La pausa estiva è l’occasione propizia per affrancarsi dai frenetici ritmi milanesi e concedersi qualche buona lettura. Spostiamoci allora, almeno idealmente, a Catania, dove è ambientato l’ultimo libro del filosofo hegeliano Mauro Cascio, Un Pozzo di Abati e di Principi (Tipheret – GE Bonanno, 120 pagine, 11,40 euro).
In un crescendo onirico dal sapore felliniano, l’autore pontino ci accompagna in uno scenario nel quale si muovono numerosi personaggi variopinti: ingegneri, architetti, avvocati, ascensoristi, comparse varie e un giudice tanto intransigente quanto bizzarro, affiancato da un Menestrello e operativo in un tribunale nella cui sala d’attesa si attende in pigiama. Ed è proprio questo giudice sui generis a decidere chi potrà cercare il pozzo e chi no, dopo aver ascoltato le ragioni dell’umanità disperata che sfila al suo cospetto.
Intorno al magistrato si sviluppa una trama incentrata sul rapporto con l’amore e costellata di citazioni che spaziano da Dario Fo ad Elsa Morante, da Alberto Moravia a Ermanno Cavazzoni. Un vero e proprio turbinio pop che è difficile riuscire ad incasellare tra i romanzi filosofici, esoterici o di viaggio (più o meno simbolico). D’altra parte, l’eccentricità è sicuramente un pregio notevole della prosa di Cascio, come già si era apprezzato sia nei precedenti “Piazza Dalmazia” (2017), “Sposerò Rossana Doll” (2022) e soprattutto “Davanti alla fine del mondo” (2019), che ha ispirato l’omonimo lavoro discografico di Roberto Kunstler, storico autore di Sergio Cammariere.

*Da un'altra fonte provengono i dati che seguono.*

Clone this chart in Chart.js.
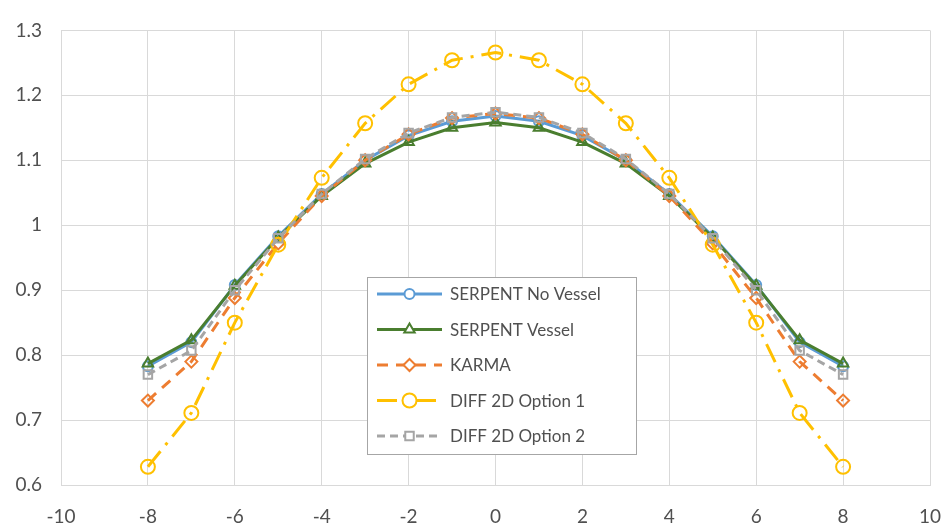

“Se la filosofia è comprensione, questo è un racconto filosofico”, ha spiegato Cascio a La Voce Repubblicana, della quale è coordinatore editoriale. “È un libro che, con la scusa di Cavazzoni, ti ci mette in mezzo Hegel che oggi va su tutto. Il Logos si posa sulle cose e si tratta di capire che non ci sono cose senza la mia comprensione delle cose. Quindi leggere questo libro vuol dire porsi in viaggio e conoscere gente, e cercare, e sperare, e ridere, e pensare, e maledire. Vi prometto poesia e silenzio. Non saprei aggiungere altro. Facciamo una cosa. Leggetevelo. E ditemelo voi. Se ne valeva la pena. E perché”, ha aggiunto a proposito del suo ultimo romanzo, arricchito dalle illustrazioni di Luigi Malgherini, nonché per molti il più riuscito della sua produzione letteraria.
Alla sua fama di studioso hegeliano e al rigore che caratterizza la sua produzione di eventi culturali, Cascio affianca un non scontato gusto per il divertissement grottesco che ricorda lo stile di Woody Allen, per il quale nutre una grande ammirazione. “Io scrivo perché ho paura delle cose che passano. I pozzi servono anche a questo: a tenerle ferme, a farle durare. È il compito della Filosofia. Prendere un dettaglio insignificante della storia del mondo e, con la scusa della vita, dire che varrà in eterno”, spiega l’autore. “Non che scrivere mi piaccia granché”, osserva ulteriormente Cascio, “è come se la vita ne fosse l’occasione. L’ispirazione. Quando non c’è ispirazione non c’è vita. Ecco a che servono i pozzi. A fare sì che ognuno possa esplorare la memoria del sottosuolo”.